Copy all the data exactly, except the pictures.

<<<<

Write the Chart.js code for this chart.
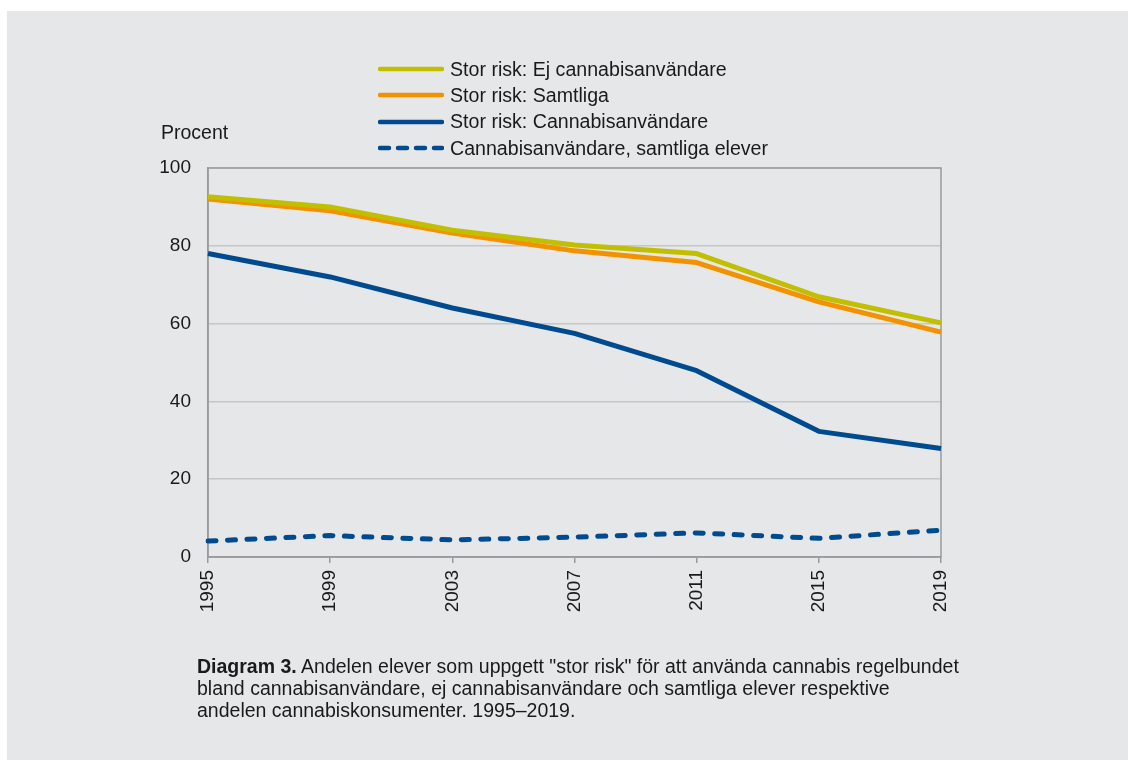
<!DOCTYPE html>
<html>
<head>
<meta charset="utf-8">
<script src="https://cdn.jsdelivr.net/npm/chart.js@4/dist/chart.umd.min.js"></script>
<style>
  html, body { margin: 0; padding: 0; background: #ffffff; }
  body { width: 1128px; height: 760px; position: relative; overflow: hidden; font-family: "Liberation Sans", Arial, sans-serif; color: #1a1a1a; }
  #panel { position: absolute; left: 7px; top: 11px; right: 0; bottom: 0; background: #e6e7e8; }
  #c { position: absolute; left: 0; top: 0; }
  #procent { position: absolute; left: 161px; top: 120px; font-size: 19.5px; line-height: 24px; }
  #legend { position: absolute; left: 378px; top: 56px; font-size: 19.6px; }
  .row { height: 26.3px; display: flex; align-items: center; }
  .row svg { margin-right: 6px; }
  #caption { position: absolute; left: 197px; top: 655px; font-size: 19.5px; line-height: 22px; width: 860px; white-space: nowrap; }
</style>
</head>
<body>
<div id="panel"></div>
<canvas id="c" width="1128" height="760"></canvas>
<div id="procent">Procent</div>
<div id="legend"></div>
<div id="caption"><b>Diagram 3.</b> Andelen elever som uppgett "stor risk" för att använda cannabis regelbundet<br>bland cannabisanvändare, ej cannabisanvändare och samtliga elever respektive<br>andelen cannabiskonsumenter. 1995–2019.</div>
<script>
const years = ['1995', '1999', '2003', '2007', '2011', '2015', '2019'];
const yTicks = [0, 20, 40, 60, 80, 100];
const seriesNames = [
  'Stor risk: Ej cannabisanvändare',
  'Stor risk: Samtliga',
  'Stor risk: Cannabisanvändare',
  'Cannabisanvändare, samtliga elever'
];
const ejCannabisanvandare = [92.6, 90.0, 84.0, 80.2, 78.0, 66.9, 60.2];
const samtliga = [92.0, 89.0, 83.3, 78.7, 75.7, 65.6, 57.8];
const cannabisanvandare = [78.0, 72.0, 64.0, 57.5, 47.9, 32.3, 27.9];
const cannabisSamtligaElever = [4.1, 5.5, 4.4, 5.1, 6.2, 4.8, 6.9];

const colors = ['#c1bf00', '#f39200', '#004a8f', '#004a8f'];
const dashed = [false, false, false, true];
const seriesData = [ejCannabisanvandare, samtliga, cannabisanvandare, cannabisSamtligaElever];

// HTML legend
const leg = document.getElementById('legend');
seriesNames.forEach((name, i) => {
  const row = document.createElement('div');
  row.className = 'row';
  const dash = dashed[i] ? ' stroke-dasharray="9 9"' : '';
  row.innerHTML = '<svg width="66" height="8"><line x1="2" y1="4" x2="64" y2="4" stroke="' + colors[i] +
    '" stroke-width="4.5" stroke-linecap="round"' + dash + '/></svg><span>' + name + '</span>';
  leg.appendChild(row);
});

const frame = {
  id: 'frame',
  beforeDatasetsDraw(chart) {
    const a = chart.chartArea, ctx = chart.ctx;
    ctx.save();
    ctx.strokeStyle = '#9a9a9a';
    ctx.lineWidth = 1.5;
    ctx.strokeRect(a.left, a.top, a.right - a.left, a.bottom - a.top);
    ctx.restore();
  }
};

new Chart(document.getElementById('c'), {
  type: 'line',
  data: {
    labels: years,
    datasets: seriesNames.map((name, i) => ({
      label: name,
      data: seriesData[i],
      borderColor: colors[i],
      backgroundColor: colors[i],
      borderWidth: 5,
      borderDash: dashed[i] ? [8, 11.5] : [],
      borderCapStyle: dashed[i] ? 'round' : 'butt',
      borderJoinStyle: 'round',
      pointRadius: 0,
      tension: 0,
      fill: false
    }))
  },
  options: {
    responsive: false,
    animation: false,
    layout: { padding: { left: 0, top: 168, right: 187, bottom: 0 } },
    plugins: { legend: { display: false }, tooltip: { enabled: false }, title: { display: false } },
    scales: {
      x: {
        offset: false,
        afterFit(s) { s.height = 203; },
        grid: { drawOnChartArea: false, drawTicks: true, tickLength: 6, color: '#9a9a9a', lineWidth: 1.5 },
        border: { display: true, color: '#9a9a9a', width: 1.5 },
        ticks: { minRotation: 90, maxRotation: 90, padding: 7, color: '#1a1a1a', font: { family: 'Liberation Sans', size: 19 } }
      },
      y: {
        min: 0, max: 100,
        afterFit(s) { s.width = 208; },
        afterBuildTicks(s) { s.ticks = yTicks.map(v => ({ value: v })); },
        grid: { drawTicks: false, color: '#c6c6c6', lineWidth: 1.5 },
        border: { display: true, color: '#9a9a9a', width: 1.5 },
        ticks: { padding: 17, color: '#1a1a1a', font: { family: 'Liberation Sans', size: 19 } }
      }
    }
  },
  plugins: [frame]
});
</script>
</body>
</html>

>>>>

* [SOLVED EXERCISE]
Write the Chart.js code for this chart.
<!DOCTYPE html>
<html>
<head>
<meta charset="utf-8">
<script src="https://cdn.jsdelivr.net/npm/chart.js@4/dist/chart.umd.min.js"></script>
<style>
  html, body { margin: 0; padding: 0; background: #ffffff; }
  body { width: 1128px; height: 760px; position: relative; overflow: hidden; font-family: "Liberation Sans", Arial, sans-serif; color: #1a1a1a; }
  #panel { position: absolute; left: 7px; top: 11px; right: 0; bottom: 0; background: #e6e7e8; }
  #c { position: absolute; left: 0; top: 0; }
  #procent { position: absolute; left: 161px; top: 120px; font-size: 19.5px; line-height: 24px; }
  #legend { position: absolute; left: 378px; top: 56px; font-size: 19.6px; }
  .row { height: 26.3px; display: flex; align-items: center; }
  .row svg { margin-right: 6px; }
  #caption { position: absolute; left: 197px; top: 655px; font-size: 19.5px; line-height: 22px; width: 860px; white-space: nowrap; }
</style>
</head>
<body>
<div id="panel"></div>
<canvas id="c" width="1128" height="760"></canvas>
<div id="procent">Procent</div>
<div id="legend"></div>
<div id="caption"><b>Diagram 3.</b> Andelen elever som uppgett "stor risk" för att använda cannabis regelbundet<br>bland cannabisanvändare, ej cannabisanvändare och samtliga elever respektive<br>andelen cannabiskonsumenter. 1995–2019.</div>
<script>
const years = ['1995', '1999', '2003', '2007', '2011', '2015', '2019'];
const yTicks = [0, 20, 40, 60, 80, 100];
const seriesNames = [
  'Stor risk: Ej cannabisanvändare',
  'Stor risk: Samtliga',
  'Stor risk: Cannabisanvändare',
  'Cannabisanvändare, samtliga elever'
];
const ejCannabisanvandare = [92.6, 90.0, 84.0, 80.2, 78.0, 66.9, 60.2];
const samtliga = [92.0, 89.0, 83.3, 78.7, 75.7, 65.6, 57.8];
const cannabisanvandare = [78.0, 72.0, 64.0, 57.5, 47.9, 32.3, 27.9];
const cannabisSamtligaElever = [4.1, 5.5, 4.4, 5.1, 6.2, 4.8, 6.9];

const colors = ['#c1bf00', '#f39200', '#004a8f', '#004a8f'];
const dashed = [false, false, false, true];
const seriesData = [ejCannabisanvandare, samtliga, cannabisanvandare, cannabisSamtligaElever];

// HTML legend
const leg = document.getElementById('legend');
seriesNames.forEach((name, i) => {
  const row = document.createElement('div');
  row.className = 'row';
  const dash = dashed[i] ? ' stroke-dasharray="9 9"' : '';
  row.innerHTML = '<svg width="66" height="8"><line x1="2" y1="4" x2="64" y2="4" stroke="' + colors[i] +
    '" stroke-width="4.5" stroke-linecap="round"' + dash + '/></svg><span>' + name + '</span>';
  leg.appendChild(row);
});

const frame = {
  id: 'frame',
  beforeDatasetsDraw(chart) {
    const a = chart.chartArea, ctx = chart.ctx;
    ctx.save();
    ctx.strokeStyle = '#9a9a9a';
    ctx.lineWidth = 1.5;
    ctx.strokeRect(a.left, a.top, a.right - a.left, a.bottom - a.top);
    ctx.restore();
  }
};

new Chart(document.getElementById('c'), {
  type: 'line',
  data: {
    labels: years,
    datasets: seriesNames.map((name, i) => ({
      label: name,
      data: seriesData[i],
      borderColor: colors[i],
      backgroundColor: colors[i],
      borderWidth: 5,
      borderDash: dashed[i] ? [8, 11.5] : [],
      borderCapStyle: dashed[i] ? 'round' : 'butt',
      borderJoinStyle: 'round',
      pointRadius: 0,
      tension: 0,
      fill: false
    }))
  },
  options: {
    responsive: false,
    animation: false,
    layout: { padding: { left: 0, top: 168, right: 187, bottom: 0 } },
    plugins: { legend: { display: false }, tooltip: { enabled: false }, title: { display: false } },
    scales: {
      x: {
        offset: false,
        afterFit(s) { s.height = 203; },
        grid: { drawOnChartArea: false, drawTicks: true, tickLength: 6, color: '#9a9a9a', lineWidth: 1.5 },
        border: { display: true, color: '#9a9a9a', width: 1.5 },
        ticks: { minRotation: 90, maxRotation: 90, padding: 7, color: '#1a1a1a', font: { family: 'Liberation Sans', size: 19 } }
      },
      y: {
        min: 0, max: 100,
        afterFit(s) { s.width = 208; },
        afterBuildTicks(s) { s.ticks = yTicks.map(v => ({ value: v })); },
        grid: { drawTicks: false, color: '#c6c6c6', lineWidth: 1.5 },
        border: { display: true, color: '#9a9a9a', width: 1.5 },
        ticks: { padding: 17, color: '#1a1a1a', font: { family: 'Liberation Sans', size: 19 } }
      }
    }
  },
  plugins: [frame]
});
</script>
</body>
</html>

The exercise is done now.